SOURCE EXCERPT »
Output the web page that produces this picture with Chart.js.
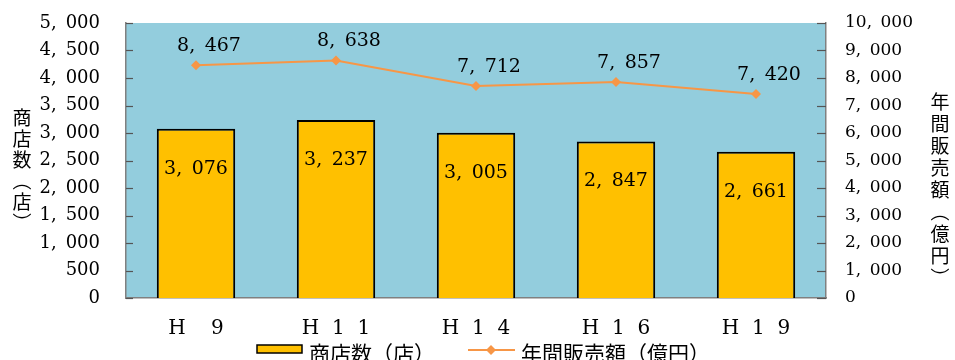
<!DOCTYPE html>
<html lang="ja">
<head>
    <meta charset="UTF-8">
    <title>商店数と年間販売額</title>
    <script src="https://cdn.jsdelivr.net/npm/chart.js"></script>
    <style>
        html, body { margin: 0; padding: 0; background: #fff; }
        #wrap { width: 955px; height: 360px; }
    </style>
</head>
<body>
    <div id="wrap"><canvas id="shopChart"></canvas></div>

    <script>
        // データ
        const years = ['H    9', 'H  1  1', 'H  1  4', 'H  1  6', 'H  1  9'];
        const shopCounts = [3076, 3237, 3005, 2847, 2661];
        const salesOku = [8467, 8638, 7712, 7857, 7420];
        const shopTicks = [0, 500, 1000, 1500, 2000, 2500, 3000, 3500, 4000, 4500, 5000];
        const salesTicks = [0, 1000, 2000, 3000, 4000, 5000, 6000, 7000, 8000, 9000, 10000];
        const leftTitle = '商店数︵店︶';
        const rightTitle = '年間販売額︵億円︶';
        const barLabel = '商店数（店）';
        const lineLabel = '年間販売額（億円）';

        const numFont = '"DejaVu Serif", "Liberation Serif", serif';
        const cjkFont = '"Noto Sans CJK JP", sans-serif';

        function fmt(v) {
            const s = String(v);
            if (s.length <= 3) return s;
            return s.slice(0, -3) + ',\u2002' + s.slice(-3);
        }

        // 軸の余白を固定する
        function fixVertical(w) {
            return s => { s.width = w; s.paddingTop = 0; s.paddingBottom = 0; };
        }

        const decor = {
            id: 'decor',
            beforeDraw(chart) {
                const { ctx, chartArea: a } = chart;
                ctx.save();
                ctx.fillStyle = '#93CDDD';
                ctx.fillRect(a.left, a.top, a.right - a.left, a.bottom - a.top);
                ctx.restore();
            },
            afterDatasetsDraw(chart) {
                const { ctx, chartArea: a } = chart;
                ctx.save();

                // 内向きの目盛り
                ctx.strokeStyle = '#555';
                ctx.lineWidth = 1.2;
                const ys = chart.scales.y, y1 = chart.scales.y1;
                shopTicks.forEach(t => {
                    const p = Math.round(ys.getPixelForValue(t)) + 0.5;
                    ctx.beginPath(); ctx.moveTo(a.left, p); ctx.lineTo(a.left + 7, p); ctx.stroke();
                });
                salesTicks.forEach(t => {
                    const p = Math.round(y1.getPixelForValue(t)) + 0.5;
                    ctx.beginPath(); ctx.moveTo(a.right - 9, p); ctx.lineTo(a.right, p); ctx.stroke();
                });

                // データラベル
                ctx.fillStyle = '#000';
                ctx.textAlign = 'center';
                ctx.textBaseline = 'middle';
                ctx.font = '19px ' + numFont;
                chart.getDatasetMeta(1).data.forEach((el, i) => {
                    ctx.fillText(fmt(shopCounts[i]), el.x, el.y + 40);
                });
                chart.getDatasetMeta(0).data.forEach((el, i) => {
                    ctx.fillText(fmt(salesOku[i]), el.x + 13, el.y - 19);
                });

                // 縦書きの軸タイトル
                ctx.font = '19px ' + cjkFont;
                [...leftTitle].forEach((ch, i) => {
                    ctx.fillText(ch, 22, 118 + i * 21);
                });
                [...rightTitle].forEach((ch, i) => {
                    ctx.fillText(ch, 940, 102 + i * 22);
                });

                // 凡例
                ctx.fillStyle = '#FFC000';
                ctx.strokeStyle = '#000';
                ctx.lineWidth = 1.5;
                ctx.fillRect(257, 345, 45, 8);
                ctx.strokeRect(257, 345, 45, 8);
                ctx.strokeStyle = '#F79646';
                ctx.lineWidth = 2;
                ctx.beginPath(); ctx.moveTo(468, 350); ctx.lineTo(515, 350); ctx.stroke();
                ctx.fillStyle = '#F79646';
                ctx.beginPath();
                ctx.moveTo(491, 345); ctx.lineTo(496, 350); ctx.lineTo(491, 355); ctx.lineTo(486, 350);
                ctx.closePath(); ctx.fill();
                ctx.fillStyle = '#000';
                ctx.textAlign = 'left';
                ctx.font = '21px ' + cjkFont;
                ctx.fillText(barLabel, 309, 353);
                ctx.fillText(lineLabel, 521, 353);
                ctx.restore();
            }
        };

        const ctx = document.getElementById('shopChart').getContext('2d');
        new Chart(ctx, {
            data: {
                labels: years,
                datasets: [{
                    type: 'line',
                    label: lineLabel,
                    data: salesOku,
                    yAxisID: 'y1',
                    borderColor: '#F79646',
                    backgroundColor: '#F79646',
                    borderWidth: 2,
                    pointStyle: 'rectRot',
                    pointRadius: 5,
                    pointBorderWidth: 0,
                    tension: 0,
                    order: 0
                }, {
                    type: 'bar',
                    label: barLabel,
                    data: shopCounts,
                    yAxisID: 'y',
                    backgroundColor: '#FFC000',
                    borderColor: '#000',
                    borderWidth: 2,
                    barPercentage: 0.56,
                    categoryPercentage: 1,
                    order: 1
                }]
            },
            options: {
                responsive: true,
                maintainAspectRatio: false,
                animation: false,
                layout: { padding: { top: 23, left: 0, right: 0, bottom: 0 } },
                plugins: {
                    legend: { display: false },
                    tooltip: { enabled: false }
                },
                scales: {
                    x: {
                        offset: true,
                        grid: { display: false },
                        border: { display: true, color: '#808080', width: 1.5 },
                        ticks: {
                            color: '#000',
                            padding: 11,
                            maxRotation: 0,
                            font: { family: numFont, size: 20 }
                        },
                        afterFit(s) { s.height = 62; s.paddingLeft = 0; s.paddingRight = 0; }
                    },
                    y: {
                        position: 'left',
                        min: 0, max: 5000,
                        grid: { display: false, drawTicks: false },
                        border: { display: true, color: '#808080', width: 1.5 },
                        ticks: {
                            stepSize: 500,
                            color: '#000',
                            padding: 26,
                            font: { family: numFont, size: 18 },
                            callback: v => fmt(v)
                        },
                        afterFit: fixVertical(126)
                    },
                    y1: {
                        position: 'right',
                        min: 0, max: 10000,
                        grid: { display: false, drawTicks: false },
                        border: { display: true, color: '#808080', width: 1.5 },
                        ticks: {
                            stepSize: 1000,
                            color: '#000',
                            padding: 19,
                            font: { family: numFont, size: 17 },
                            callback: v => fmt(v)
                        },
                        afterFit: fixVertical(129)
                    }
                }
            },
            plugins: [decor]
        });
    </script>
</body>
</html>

EXERCISE »
All of the lines above should be printed exactly, minus the pictures.

WRITTEN RESPONSE »
Output the web page that produces this picture with Chart.js.
<!DOCTYPE html>
<html lang="ja">
<head>
    <meta charset="UTF-8">
    <title>商店数と年間販売額</title>
    <script src="https://cdn.jsdelivr.net/npm/chart.js"></script>
    <style>
        html, body { margin: 0; padding: 0; background: #fff; }
        #wrap { width: 955px; height: 360px; }
    </style>
</head>
<body>
    <div id="wrap"><canvas id="shopChart"></canvas></div>

    <script>
        // データ
        const years = ['H    9', 'H  1  1', 'H  1  4', 'H  1  6', 'H  1  9'];
        const shopCounts = [3076, 3237, 3005, 2847, 2661];
        const salesOku = [8467, 8638, 7712, 7857, 7420];
        const shopTicks = [0, 500, 1000, 1500, 2000, 2500, 3000, 3500, 4000, 4500, 5000];
        const salesTicks = [0, 1000, 2000, 3000, 4000, 5000, 6000, 7000, 8000, 9000, 10000];
        const leftTitle = '商店数︵店︶';
        const rightTitle = '年間販売額︵億円︶';
        const barLabel = '商店数（店）';
        const lineLabel = '年間販売額（億円）';

        const numFont = '"DejaVu Serif", "Liberation Serif", serif';
        const cjkFont = '"Noto Sans CJK JP", sans-serif';

        function fmt(v) {
            const s = String(v);
            if (s.length <= 3) return s;
            return s.slice(0, -3) + ',\u2002' + s.slice(-3);
        }

        // 軸の余白を固定する
        function fixVertical(w) {
            return s => { s.width = w; s.paddingTop = 0; s.paddingBottom = 0; };
        }

        const decor = {
            id: 'decor',
            beforeDraw(chart) {
                const { ctx, chartArea: a } = chart;
                ctx.save();
                ctx.fillStyle = '#93CDDD';
                ctx.fillRect(a.left, a.top, a.right - a.left, a.bottom - a.top);
                ctx.restore();
            },
            afterDatasetsDraw(chart) {
                const { ctx, chartArea: a } = chart;
                ctx.save();

                // 内向きの目盛り
                ctx.strokeStyle = '#555';
                ctx.lineWidth = 1.2;
                const ys = chart.scales.y, y1 = chart.scales.y1;
                shopTicks.forEach(t => {
                    const p = Math.round(ys.getPixelForValue(t)) + 0.5;
                    ctx.beginPath(); ctx.moveTo(a.left, p); ctx.lineTo(a.left + 7, p); ctx.stroke();
                });
                salesTicks.forEach(t => {
                    const p = Math.round(y1.getPixelForValue(t)) + 0.5;
                    ctx.beginPath(); ctx.moveTo(a.right - 9, p); ctx.lineTo(a.right, p); ctx.stroke();
                });

                // データラベル
                ctx.fillStyle = '#000';
                ctx.textAlign = 'center';
                ctx.textBaseline = 'middle';
                ctx.font = '19px ' + numFont;
                chart.getDatasetMeta(1).data.forEach((el, i) => {
                    ctx.fillText(fmt(shopCounts[i]), el.x, el.y + 40);
                });
                chart.getDatasetMeta(0).data.forEach((el, i) => {
                    ctx.fillText(fmt(salesOku[i]), el.x + 13, el.y - 19);
                });

                // 縦書きの軸タイトル
                ctx.font = '19px ' + cjkFont;
                [...leftTitle].forEach((ch, i) => {
                    ctx.fillText(ch, 22, 118 + i * 21);
                });
                [...rightTitle].forEach((ch, i) => {
                    ctx.fillText(ch, 940, 102 + i * 22);
                });

                // 凡例
                ctx.fillStyle = '#FFC000';
                ctx.strokeStyle = '#000';
                ctx.lineWidth = 1.5;
                ctx.fillRect(257, 345, 45, 8);
                ctx.strokeRect(257, 345, 45, 8);
                ctx.strokeStyle = '#F79646';
                ctx.lineWidth = 2;
                ctx.beginPath(); ctx.moveTo(468, 350); ctx.lineTo(515, 350); ctx.stroke();
                ctx.fillStyle = '#F79646';
                ctx.beginPath();
                ctx.moveTo(491, 345); ctx.lineTo(496, 350); ctx.lineTo(491, 355); ctx.lineTo(486, 350);
                ctx.closePath(); ctx.fill();
                ctx.fillStyle = '#000';
                ctx.textAlign = 'left';
                ctx.font = '21px ' + cjkFont;
                ctx.fillText(barLabel, 309, 353);
                ctx.fillText(lineLabel, 521, 353);
                ctx.restore();
            }
        };

        const ctx = document.getElementById('shopChart').getContext('2d');
        new Chart(ctx, {
            data: {
                labels: years,
                datasets: [{
                    type: 'line',
                    label: lineLabel,
                    data: salesOku,
                    yAxisID: 'y1',
                    borderColor: '#F79646',
                    backgroundColor: '#F79646',
                    borderWidth: 2,
                    pointStyle: 'rectRot',
                    pointRadius: 5,
                    pointBorderWidth: 0,
                    tension: 0,
                    order: 0
                }, {
                    type: 'bar',
                    label: barLabel,
                    data: shopCounts,
                    yAxisID: 'y',
                    backgroundColor: '#FFC000',
                    borderColor: '#000',
                    borderWidth: 2,
                    barPercentage: 0.56,
                    categoryPercentage: 1,
                    order: 1
                }]
            },
            options: {
                responsive: true,
                maintainAspectRatio: false,
                animation: false,
                layout: { padding: { top: 23, left: 0, right: 0, bottom: 0 } },
                plugins: {
                    legend: { display: false },
                    tooltip: { enabled: false }
                },
                scales: {
                    x: {
                        offset: true,
                        grid: { display: false },
                        border: { display: true, color: '#808080', width: 1.5 },
                        ticks: {
                            color: '#000',
                            padding: 11,
                            maxRotation: 0,
                            font: { family: numFont, size: 20 }
                        },
                        afterFit(s) { s.height = 62; s.paddingLeft = 0; s.paddingRight = 0; }
                    },
                    y: {
                        position: 'left',
                        min: 0, max: 5000,
                        grid: { display: false, drawTicks: false },
                        border: { display: true, color: '#808080', width: 1.5 },
                        ticks: {
                            stepSize: 500,
                            color: '#000',
                            padding: 26,
                            font: { family: numFont, size: 18 },
                            callback: v => fmt(v)
                        },
                        afterFit: fixVertical(126)
                    },
                    y1: {
                        position: 'right',
                        min: 0, max: 10000,
                        grid: { display: false, drawTicks: false },
                        border: { display: true, color: '#808080', width: 1.5 },
                        ticks: {
                            stepSize: 1000,
                            color: '#000',
                            padding: 19,
                            font: { family: numFont, size: 17 },
                            callback: v => fmt(v)
                        },
                        afterFit: fixVertical(129)
                    }
                }
            },
            plugins: [decor]
        });
    </script>
</body>
</html>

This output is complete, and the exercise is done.